The Rocky Mountain Biological Laboratory offers some pretty spectacular opportunities to enjoy wildlife. A lot of scientists have a soft spot for the organism they study, and those who don butterfly nets and wide-brim hats can see beauty in a bee, butterfly, or wasp that I can almost appreciate. In turn, they glance at me quizzically when I get overexcited at new-blooming plants like Corydalis or Lathyrus. I think it’s safe to say that the common ground everyone shares here, scientist or visitor, is a love of watching the yellow-bellied marmots.
Marmots are essentially cat-sized ground squirrels. It is rumored that the outdoor clothing company Marmot chose this animal for their company name to harness the raw audacity and solidity of this furry creature. Marmots have been studied in RMBL since 1962 because they are social, diurnal animals like us. The groups live in small social groups of 2-6 marmots plus a litter of 1-6 pups. Up to five or six social groups can live in a local geographical area to make up a colony of up to 40 marmots.
Marmots can be found throughout and west of the Rockies, and find shelter in small burrows. Researchers have found that marmots tend to dig their burrows next to large boulders, which are perfect for these social animals to detect nearby predators. A sentry will sit atop the boulder to survey the area for foxes or hawks; if seen, the sentry will emit a high-pitched distress call that echoes throughout the flower-covered meadows. Although this call puts the individual in more danger of being noticed by the predator, it allows other marmots in the colony to take cover in the many foot-wide burrows that are scattered around the boulder.

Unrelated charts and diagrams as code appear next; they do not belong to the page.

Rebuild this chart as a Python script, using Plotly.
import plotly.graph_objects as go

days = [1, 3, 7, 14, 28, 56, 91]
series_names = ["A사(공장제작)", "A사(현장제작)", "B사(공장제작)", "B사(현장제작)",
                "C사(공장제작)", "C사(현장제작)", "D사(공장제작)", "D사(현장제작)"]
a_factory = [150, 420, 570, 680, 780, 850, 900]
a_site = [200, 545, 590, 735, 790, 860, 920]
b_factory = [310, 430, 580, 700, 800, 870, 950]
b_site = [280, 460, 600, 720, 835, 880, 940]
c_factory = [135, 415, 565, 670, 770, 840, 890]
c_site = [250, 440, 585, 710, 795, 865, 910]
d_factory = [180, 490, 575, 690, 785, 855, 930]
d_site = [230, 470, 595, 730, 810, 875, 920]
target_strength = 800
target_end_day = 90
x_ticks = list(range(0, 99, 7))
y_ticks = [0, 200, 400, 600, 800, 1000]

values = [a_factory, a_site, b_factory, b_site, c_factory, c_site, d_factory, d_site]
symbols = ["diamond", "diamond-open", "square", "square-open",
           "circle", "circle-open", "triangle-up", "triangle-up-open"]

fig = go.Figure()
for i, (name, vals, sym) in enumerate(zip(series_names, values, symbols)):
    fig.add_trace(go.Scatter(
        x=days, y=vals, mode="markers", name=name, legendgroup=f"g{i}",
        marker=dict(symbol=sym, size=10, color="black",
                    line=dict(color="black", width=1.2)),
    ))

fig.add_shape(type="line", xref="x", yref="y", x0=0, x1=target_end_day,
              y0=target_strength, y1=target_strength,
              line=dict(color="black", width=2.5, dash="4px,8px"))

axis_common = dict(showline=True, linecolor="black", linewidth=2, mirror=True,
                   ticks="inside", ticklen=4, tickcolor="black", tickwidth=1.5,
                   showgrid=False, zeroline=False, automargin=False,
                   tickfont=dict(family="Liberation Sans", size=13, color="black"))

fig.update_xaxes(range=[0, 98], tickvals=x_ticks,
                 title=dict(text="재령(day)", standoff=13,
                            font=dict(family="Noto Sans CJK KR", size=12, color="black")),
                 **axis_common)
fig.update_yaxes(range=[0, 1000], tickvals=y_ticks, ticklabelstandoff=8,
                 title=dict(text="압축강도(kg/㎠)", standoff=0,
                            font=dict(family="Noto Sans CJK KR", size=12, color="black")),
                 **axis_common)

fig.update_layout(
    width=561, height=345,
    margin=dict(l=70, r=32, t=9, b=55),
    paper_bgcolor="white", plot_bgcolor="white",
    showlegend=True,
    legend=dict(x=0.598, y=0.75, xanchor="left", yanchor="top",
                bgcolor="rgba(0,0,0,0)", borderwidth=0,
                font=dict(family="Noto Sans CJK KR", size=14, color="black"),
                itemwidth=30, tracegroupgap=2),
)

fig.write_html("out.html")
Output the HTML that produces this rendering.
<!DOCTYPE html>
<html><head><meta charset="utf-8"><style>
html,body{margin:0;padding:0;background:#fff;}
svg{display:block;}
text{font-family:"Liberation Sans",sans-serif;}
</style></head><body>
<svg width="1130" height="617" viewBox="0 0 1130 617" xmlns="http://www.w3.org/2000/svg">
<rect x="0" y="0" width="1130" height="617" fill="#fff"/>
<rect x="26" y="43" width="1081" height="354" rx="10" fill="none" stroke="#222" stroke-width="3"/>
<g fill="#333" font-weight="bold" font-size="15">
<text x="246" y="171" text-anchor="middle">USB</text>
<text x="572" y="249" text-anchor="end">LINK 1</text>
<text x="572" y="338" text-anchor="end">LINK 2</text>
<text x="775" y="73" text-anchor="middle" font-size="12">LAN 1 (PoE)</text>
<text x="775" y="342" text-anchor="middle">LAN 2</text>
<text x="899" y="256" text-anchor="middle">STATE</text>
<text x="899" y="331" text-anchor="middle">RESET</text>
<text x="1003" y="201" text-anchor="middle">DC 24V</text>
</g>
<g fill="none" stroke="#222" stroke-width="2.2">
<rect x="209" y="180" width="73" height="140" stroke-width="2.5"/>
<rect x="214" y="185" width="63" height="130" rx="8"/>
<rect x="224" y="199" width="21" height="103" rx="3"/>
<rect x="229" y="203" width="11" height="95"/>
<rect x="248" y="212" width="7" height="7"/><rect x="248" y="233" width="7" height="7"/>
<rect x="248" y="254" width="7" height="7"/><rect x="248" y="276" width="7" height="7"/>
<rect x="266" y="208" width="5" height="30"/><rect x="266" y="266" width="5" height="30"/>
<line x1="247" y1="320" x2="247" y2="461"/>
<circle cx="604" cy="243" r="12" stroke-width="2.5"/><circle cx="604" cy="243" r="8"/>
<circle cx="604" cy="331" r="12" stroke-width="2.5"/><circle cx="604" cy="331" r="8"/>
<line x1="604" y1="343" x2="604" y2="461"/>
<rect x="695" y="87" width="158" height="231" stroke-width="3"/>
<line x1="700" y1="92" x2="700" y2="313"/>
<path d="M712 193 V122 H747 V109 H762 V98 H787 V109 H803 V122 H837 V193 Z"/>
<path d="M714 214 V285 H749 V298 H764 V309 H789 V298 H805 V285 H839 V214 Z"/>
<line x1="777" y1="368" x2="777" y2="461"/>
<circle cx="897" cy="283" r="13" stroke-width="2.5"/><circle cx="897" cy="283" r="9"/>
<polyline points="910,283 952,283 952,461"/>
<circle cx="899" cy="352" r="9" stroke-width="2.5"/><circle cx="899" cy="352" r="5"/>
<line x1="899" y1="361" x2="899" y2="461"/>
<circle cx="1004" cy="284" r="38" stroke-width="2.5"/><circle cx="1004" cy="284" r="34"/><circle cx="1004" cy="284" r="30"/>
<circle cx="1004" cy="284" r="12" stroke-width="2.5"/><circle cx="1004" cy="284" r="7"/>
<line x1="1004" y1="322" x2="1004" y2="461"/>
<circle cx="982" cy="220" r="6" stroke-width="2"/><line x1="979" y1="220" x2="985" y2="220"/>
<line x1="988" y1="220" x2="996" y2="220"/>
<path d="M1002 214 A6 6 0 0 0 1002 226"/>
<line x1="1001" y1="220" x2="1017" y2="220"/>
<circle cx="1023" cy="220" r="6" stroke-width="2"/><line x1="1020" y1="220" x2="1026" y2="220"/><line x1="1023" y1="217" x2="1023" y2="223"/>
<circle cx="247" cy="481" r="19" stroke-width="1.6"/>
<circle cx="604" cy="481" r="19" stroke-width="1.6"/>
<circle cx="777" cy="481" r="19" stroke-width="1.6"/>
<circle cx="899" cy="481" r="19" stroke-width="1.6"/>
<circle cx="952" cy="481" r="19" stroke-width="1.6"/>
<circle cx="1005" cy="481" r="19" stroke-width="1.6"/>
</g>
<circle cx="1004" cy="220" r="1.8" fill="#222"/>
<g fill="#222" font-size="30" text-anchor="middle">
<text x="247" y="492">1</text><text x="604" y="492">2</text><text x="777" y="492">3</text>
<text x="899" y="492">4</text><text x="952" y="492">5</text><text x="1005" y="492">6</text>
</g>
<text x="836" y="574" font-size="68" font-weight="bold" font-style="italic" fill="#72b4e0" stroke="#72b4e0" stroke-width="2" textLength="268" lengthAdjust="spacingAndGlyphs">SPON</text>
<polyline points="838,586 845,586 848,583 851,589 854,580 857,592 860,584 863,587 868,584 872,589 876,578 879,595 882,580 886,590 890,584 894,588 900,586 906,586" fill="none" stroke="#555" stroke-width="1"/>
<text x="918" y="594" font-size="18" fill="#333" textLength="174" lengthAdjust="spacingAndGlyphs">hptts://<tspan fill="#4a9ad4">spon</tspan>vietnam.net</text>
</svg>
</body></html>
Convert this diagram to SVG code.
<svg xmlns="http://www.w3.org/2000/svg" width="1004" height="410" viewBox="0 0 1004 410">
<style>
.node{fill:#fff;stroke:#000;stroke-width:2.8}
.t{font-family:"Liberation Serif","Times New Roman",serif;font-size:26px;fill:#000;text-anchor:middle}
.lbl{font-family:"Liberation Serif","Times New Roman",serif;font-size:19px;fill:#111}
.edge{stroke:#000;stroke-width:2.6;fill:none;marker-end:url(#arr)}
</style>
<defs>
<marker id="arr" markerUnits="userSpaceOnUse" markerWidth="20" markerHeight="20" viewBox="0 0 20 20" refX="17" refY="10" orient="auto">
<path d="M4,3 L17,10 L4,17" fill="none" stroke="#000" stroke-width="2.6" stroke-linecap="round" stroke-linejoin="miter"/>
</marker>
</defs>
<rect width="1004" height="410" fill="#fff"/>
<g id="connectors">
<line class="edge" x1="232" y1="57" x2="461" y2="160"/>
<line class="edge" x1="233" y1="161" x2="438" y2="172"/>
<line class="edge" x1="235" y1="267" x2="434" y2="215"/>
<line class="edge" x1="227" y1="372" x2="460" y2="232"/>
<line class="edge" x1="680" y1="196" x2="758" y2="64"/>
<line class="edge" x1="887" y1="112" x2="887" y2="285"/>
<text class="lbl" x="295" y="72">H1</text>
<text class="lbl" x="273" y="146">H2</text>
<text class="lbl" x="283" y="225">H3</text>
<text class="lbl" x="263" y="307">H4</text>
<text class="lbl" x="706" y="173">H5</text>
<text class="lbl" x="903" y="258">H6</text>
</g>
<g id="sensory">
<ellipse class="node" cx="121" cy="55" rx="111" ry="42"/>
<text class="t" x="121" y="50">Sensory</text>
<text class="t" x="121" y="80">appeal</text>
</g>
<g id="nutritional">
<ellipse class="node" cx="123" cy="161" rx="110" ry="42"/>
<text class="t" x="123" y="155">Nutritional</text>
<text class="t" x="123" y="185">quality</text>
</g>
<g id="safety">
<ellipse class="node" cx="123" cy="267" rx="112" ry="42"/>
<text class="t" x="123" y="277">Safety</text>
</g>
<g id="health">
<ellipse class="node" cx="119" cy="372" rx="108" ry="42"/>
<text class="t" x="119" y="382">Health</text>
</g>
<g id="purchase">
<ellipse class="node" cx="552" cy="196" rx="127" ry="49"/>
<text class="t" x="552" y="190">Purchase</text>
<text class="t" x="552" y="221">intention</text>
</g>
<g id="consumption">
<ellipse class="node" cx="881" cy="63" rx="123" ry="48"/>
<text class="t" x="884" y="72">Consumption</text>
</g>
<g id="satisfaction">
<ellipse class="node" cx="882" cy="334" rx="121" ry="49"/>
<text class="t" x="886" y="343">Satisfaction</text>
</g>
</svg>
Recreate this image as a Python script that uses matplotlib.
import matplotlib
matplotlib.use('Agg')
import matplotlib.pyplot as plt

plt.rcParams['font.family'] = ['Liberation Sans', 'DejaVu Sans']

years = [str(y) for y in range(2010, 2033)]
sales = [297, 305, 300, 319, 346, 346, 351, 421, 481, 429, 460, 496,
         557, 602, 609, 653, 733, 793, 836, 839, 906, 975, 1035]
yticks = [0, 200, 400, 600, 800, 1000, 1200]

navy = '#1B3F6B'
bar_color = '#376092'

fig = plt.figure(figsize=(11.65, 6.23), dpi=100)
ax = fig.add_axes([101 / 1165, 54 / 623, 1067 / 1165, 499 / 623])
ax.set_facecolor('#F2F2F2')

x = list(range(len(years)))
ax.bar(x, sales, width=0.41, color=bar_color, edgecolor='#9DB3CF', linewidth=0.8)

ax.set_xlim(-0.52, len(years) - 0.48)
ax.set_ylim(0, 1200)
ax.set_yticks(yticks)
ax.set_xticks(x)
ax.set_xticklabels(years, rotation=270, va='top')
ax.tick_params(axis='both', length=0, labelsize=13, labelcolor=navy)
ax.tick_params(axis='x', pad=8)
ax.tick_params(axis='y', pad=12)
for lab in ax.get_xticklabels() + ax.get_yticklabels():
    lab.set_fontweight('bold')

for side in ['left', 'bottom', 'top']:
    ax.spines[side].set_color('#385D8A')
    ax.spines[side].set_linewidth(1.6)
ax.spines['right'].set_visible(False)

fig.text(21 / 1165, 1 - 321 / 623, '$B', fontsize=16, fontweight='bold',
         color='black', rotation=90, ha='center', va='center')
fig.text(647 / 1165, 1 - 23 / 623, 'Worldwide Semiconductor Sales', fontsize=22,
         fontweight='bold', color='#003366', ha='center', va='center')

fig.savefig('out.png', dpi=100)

Dan Blumstein of UCLA took over the marmot experiments at RMBL in 2001. He directs a lab of over a dozen workers that trap and observe many colonies of marmots up and down-valley from the townsite. By using harmless black dye to paint symbols on the backs of the brown marmots, the researchers can determine which individual marmots are who. Each social group of marmots is governed by one male, and the colony that lives in town is headed by the fattest marmot with a large black circle painted on his back: Sunshine. Sunshine could perhaps be the local celebrity of the lab, allowing spectators to come within 10 feet to observe his belly that drapes over the fence he enjoys sitting on. I heard through the grapevine that another male once tried to establish his presence in Sunshine’s social group; that male was later found drowned in the nearby river. I’m not sure whether I should be entertained or horrified by the mob boss whose belly drags over the grass as he waddles through town.
Marmots are valuable to the understanding of the evolution of social behavior, of which us humans are well-evolved. Each year of study becomes more productive as more knowledge is expanded on these furry creatures. Marmots are not currently threatened or endangered, and it looks as though they may be benefitting from the longer growing season generated by climate change. Emerging from hibernation earlier in the spring has caused local marmot populations to increase over 3x in the last decade compared to the 40 years previous. It seems these local fuzzy favorites will be entertaining wildlife enthusiasts for a time to come.